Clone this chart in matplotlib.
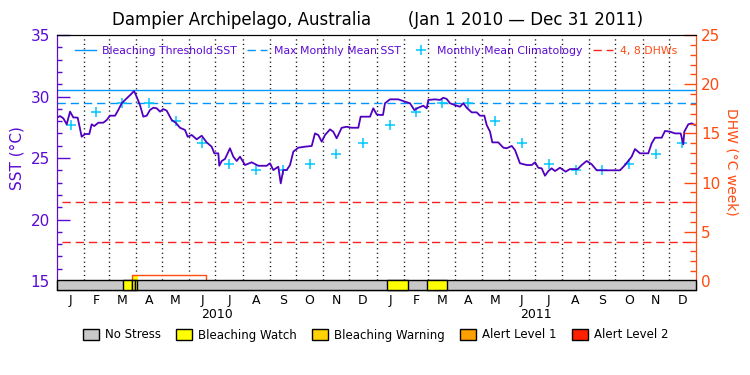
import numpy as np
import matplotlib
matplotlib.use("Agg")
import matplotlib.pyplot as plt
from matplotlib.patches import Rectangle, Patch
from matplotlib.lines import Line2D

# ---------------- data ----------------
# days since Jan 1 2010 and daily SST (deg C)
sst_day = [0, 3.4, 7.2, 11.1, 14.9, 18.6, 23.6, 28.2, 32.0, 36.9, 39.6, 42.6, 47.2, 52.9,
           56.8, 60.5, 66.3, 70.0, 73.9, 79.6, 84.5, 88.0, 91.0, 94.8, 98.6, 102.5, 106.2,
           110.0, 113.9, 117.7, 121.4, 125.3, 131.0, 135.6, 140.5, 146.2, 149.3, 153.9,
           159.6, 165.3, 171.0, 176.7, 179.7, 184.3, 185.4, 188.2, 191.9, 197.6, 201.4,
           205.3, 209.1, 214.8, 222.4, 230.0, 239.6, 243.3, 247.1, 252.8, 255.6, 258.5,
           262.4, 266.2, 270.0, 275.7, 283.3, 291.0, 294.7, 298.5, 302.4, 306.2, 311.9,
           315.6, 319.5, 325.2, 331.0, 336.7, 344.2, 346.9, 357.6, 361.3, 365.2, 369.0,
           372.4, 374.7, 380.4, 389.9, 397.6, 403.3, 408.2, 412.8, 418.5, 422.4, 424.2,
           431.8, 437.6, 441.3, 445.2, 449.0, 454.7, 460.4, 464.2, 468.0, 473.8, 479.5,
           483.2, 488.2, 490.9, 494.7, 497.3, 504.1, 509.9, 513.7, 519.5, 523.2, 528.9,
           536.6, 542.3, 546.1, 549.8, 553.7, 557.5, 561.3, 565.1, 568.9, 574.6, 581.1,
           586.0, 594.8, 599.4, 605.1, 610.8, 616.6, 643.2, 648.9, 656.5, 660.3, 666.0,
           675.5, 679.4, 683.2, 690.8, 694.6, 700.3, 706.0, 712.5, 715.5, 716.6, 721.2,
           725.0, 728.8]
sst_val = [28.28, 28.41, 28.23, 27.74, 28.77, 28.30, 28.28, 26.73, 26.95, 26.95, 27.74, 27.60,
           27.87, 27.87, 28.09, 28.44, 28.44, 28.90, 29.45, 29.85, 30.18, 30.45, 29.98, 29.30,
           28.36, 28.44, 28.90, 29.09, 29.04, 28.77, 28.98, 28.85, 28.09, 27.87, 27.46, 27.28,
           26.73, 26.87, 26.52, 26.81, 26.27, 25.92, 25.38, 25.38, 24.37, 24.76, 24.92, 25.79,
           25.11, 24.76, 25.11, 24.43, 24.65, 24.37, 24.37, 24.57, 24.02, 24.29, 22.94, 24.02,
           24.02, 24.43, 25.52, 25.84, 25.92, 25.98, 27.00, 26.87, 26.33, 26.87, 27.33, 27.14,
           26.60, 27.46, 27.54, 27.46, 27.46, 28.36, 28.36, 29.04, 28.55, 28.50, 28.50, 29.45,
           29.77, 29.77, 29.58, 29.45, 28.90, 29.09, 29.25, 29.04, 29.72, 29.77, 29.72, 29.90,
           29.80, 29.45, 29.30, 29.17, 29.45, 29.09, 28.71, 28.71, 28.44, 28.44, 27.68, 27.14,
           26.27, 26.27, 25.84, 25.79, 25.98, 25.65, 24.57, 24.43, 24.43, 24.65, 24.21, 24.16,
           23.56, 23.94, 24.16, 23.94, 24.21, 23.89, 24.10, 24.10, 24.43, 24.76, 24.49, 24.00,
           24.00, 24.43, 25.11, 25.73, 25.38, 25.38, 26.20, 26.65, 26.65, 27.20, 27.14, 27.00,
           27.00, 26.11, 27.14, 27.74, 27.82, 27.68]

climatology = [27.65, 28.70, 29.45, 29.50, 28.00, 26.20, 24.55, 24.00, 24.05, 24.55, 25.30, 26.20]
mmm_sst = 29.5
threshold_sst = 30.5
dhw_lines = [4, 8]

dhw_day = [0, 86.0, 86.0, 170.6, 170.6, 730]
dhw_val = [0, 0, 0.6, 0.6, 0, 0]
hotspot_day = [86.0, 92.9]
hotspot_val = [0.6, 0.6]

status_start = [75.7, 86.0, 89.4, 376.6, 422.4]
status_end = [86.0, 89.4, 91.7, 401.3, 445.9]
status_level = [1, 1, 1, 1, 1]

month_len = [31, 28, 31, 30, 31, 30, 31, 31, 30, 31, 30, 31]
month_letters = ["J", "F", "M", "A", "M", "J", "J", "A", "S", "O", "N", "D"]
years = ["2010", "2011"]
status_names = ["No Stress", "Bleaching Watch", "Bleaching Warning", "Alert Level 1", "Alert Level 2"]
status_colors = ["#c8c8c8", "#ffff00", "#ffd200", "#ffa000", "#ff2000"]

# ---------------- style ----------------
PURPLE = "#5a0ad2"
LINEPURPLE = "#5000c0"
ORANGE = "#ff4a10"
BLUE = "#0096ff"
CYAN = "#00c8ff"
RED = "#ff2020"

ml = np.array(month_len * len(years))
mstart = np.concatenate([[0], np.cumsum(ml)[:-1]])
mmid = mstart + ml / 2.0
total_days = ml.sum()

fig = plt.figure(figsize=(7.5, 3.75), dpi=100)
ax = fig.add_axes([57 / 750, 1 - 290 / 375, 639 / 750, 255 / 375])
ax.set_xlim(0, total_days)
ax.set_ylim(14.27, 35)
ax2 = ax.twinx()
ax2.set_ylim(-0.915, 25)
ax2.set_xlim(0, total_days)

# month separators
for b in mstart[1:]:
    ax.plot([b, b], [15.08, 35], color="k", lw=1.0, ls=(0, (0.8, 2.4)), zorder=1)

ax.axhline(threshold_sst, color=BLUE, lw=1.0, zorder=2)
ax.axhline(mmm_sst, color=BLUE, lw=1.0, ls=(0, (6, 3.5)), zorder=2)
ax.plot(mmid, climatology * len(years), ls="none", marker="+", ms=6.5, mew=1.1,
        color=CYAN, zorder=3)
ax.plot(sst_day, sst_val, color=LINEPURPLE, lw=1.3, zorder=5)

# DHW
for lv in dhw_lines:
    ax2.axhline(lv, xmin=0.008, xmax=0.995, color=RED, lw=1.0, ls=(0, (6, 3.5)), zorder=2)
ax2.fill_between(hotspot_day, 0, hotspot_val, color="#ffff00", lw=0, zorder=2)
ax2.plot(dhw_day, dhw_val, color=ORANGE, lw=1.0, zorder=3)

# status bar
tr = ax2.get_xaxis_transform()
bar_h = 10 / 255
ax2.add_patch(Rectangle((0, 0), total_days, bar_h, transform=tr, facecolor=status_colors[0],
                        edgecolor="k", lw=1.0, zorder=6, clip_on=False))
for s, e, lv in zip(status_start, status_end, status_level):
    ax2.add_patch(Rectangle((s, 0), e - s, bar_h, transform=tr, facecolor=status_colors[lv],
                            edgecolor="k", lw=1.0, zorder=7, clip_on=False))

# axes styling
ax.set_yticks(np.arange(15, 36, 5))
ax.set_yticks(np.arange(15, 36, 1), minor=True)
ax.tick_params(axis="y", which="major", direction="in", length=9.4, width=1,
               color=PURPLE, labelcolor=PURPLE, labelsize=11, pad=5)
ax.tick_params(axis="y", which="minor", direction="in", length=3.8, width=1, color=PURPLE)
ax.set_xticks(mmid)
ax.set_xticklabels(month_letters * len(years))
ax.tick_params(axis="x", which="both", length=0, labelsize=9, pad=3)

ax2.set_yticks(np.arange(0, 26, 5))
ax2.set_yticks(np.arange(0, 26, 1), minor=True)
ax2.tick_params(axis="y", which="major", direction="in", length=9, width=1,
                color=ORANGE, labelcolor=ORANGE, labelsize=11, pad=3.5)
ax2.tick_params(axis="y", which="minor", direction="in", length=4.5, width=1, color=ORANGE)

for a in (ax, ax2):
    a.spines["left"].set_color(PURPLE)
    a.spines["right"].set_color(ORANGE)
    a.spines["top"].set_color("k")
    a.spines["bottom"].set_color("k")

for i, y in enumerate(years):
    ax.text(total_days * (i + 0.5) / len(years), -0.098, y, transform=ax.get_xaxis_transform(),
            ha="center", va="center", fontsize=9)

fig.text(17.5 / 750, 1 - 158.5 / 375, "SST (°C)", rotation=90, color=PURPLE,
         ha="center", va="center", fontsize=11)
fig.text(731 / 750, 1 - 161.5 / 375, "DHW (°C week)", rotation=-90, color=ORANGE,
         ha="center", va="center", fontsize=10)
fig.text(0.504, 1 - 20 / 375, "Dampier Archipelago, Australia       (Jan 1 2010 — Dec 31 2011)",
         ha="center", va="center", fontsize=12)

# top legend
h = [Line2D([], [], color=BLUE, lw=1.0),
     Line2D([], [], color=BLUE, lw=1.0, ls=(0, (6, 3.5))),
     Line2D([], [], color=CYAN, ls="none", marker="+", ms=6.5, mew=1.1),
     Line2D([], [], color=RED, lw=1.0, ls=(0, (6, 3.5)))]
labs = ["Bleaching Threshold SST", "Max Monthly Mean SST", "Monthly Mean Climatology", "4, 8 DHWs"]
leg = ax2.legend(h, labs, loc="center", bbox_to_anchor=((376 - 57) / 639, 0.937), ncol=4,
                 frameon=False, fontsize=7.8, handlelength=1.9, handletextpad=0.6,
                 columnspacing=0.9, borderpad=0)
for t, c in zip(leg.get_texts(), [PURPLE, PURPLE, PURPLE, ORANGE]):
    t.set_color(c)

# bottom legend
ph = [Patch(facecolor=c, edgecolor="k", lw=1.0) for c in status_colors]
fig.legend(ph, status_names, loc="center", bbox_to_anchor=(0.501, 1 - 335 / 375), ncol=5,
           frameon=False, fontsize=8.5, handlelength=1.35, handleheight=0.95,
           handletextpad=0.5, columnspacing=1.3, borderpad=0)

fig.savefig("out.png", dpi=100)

################

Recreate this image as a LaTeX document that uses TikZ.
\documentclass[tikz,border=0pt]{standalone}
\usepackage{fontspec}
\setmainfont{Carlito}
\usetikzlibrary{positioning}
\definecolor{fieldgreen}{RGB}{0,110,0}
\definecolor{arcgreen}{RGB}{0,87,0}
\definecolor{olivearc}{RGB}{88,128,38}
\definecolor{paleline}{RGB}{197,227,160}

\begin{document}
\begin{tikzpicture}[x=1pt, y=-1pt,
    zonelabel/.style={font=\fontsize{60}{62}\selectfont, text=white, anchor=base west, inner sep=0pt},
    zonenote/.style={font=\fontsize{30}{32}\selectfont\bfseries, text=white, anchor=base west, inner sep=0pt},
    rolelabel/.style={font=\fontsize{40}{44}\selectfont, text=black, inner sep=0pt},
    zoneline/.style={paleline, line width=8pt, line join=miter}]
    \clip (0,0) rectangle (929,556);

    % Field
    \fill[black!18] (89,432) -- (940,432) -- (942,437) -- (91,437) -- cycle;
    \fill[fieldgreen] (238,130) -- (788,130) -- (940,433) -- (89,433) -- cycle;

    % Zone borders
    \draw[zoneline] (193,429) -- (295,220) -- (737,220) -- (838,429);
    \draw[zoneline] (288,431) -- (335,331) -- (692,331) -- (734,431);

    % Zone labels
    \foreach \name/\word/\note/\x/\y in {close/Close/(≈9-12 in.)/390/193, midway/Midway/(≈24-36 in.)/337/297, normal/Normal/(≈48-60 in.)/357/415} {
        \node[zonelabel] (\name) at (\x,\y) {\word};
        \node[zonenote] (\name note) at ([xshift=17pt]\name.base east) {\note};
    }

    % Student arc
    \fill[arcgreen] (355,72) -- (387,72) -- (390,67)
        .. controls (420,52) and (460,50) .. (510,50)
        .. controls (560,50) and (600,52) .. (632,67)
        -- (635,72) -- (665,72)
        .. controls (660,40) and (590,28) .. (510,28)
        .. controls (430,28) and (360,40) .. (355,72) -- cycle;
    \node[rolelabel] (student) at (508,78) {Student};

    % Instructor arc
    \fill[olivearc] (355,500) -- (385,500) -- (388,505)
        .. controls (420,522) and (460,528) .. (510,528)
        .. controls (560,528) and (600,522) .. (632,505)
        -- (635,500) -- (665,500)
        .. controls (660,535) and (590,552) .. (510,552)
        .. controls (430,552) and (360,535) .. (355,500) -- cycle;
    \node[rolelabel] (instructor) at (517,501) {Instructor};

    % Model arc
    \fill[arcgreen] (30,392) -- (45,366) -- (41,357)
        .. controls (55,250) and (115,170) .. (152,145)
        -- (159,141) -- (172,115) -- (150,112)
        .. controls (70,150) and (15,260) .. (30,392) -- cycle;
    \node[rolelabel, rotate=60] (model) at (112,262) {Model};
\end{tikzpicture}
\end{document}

################

- **Task prompt**: Taking the material above, give again exactly the lines from the one holding "Clone this chart in matplotlib." through the one holding "from matplotlib.lines import Line2D", with both ends and without pictures.

- **Final result**:
Clone this chart in matplotlib.
import numpy as np
import matplotlib
matplotlib.use("Agg")
import matplotlib.pyplot as plt
from matplotlib.patches import Rectangle, Patch
from matplotlib.lines import Line2D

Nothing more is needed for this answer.